Energy gluttons go on green diet

二月 16, 2001

American universities are becoming more sensitive to environmental concerns, not only in what they teach but in how they operate.

Several are banding together to develop strategies for reducing waste, using renewable energy sources and adding classes about sustainable practices.

At Tufts University in Massachusetts, student dormitories compete to see which can cut energy use the most. A coalition of universities in the south has created a programme where one faculty member from each school spends a year studying environmental issues.

A group of historically black universities is working to increase the number of minorities in environmental jobs. And students at the elite Ivy League schools, such as Harvard, have launched a campaign encouraging their classmates to turn off their computers overnight.

But problems remain, among them lack of funding and resistance from some university administrators. As non-profit institutions, United States universities have traditionally been slow to respond to the attraction of a return on investment.

"There have been many colleges and universities that have done pieces of the puzzle well," said Sarah Hammond Creighton, project manager of the Tufts University Climate Initiative and author of the book Greening the Ivory Tower .

"Some have really great environmental studies programmes, some have undertaken energy conservation, others have undertaken water conservation, others have outstanding research. What is increasing is the awareness that universities have to combine these things," she said.

Nationally, officials have become more responsive as energy costs rise along with fuel prices, especially on campuses where increasingly prevalent electronic devices have been guzzling power.
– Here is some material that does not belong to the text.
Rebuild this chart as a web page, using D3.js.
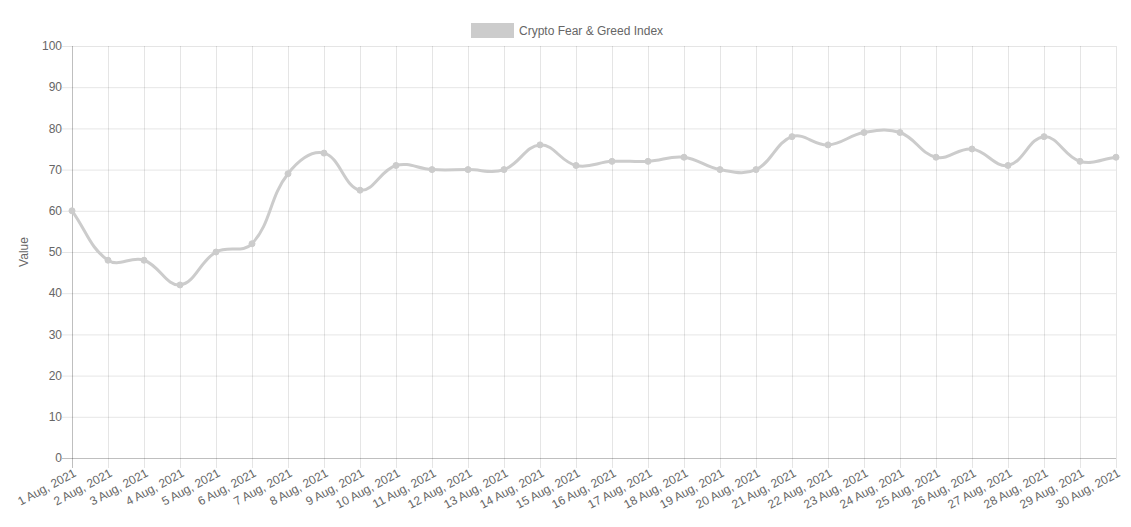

At Tufts, for instance, electricity use has grown 18 per cent in ten years, thanks in large part to an estimated 6,000 computers that, Ms Hammond suggested, were left on all the time.

Universities are also responding to the government's newly aggressive enforcement efforts - including large fines - which have followed embarrassing disclosures of environmental violations. "There is an increasing awareness that universities are polluters," Ms Hammond said.

Consciousness-raising efforts included a bid to train future leaders in environmental issues, said Anthony Cortese, who heads Second Nature, a non-profit organisation that works with universities to expand their environmental programmes.

"We want everybody to be taught how to function in an environmentally sustainable society," Mr Cortese said. "We want it to be second nature."

The group is pushing to make sustainable design part of the required training of architects, engineers and other profess-ionals.